While Americans rejoiced, the Biden administration worked behind the scenes to ensure that it could reimplement mask mandates at any time, in any place, for any reason.
The return of COVID hysteria begs the question: what “power” did Jen Psaki and the White House want to preserve? Their legal briefs appealing Judge Kimball’s decision offer clues.
In court, the Biden administration argued that mask mandates should be permissible even if there is no evidence to support them. Further, government lawyers wrote that these mandates should be permissible to any extent that bureaucrats deem necessary, even if the risk of COVID is nonexistent.
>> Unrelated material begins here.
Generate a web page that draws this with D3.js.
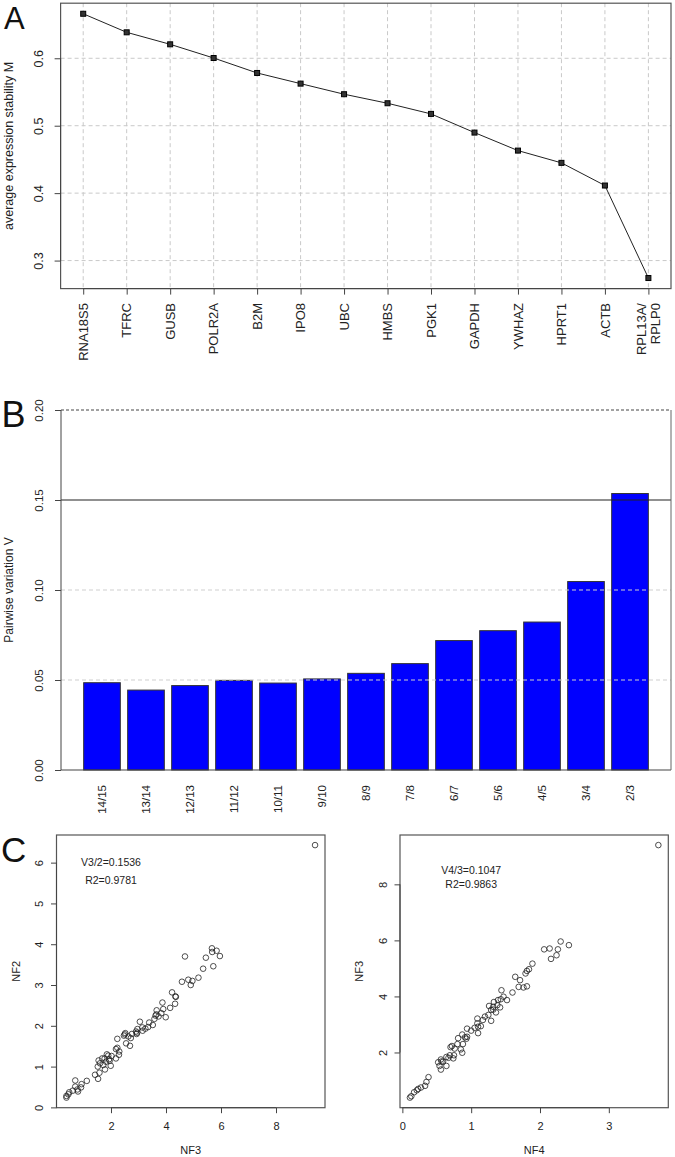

That is not hyperbole. Opponents of the mandates argued that the government should have “controlled trials” to provide evidence of efficacy and potential negative side effects before implementing universal masking.
The Biden administration responded that the government did not need to provide any evidence or rational basis for its orders. Instead, “the CDC’s determination that there was good cause” should be sufficient. Government edicts should not be subject to judicial scrutiny, according to the government’s brief.
Further, there should be no limit to that authority, according to the Biden administration. “It was equally permissible for the CDC,” the brief argued, “to make the masking requirement applicable to all passengers ... regardless of whether there is any indication that the plane is diseased or dirtied.”
It’s not difficult to discern what we might call the Biden Doctrine of administrative rule-making. It means that the agencies can order whatever they want, whether or not there is any plausible basis in law or whether or not there is any rational basis for it at all. It is a doctrine of bureaucratic supremacy.